Australian gambling regulation: IGA, ACMA and offshore casinos
The key point for Australian casino readers is simple but often hidden: ACMA does not license online casinos, and online casino games and online pokies are not licensable for provision to Australians under the Interactive Gambling Act 2001.
The IGA in plain English
The Interactive Gambling Act 2001 is the federal law that restricts interactive gambling services offered to people in Australia. It targets providers rather than ordinary players. In practice, it is illegal for operators to provide prohibited interactive gambling services, including online casino games and online pokies, to Australians.

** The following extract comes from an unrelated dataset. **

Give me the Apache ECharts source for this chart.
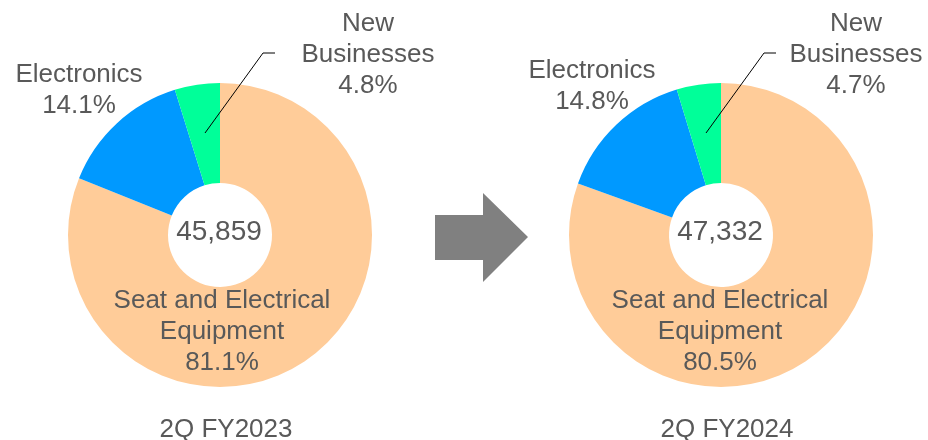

The player-side position is different: Australians are not committing an offence simply by playing at an offshore site. That does not make the offshore casino Australian-licensed, and it does not give the player the same complaint and self-exclusion protections as a local wagering account.
What ACMA actually does
The Australian Communications and Media Authority enforces the IGA. ACMA investigates illegal online gambling services, issues warnings, names providers and can request that Australian internet service providers block access to offending offshore sites.
ACMA does not issue online casino licences and does not act as a player funds recovery body. If a casino page claims to be 'ACMA licensed', treat that as misleading. Official ACMA material is about enforcement and consumer warnings, not approval of online casino operators.
NT wagering licences are not casino licences
Many legal Australian online sports and racing wagering operators are licensed through the Northern Territory Racing Commission. Those licences relate to wagering services, not online casino games or online pokies.
This distinction matters because casino marketing often borrows the language of Australian betting regulation. A licensed bookmaker is not evidence that a separate online casino product can be licensed here.
State pokies rules versus online pokies
Pokies in pubs, clubs and casinos are regulated by state and territory law. Those rules cover physical venues, machine approvals, tax, harm-minimisation measures and local enforcement.
Offshore online pokies sit in a different category. A state venue licence or machine regime does not create a national pathway for an offshore website to provide online pokies to Australians.
What 'offshore-licensed' means
Offshore casino licences commonly come from Curaçao, Malta, Anjouan, Costa Rica, Kahnawake, Gibraltar or the Isle of Man. A licence can matter because it may define the operator, complaint route, AML obligations and game-audit expectations.
But it is still not an Australian casino licence. If a withdrawal is denied, your practical recourse is usually the operator's complaint process and the offshore licensing channel, not ACMA or an Australian state gambling regulator.
BetStop and responsible gambling
BetStop is Australia's National Self-Exclusion Register. It covers licensed Australian online and phone wagering providers.
BetStop does not automatically close offshore casino accounts. If you need to stop, contact each offshore operator directly, remove saved payment methods, block gambling payments where your bank allows it and contact Gambling Help Online. Lifeline is available on 13 11 14 for crisis support.
Player records and complaints
Before depositing at an offshore casino, save the operator name, licence page, terms, cashier view, bonus conditions and country setting visible in your account. If a dispute happens, also save deposit IDs, withdrawal IDs, KYC uploads, timestamps and support transcripts.
Good records do not guarantee recovery, but they improve your position with operator support, payment providers, banks, lawyers and offshore complaint channels.
Disclaimer: This article is general information for Australian readers, not legal advice. Gambling law can change and individual disputes depend on their facts. Speak to a qualified lawyer for legal advice.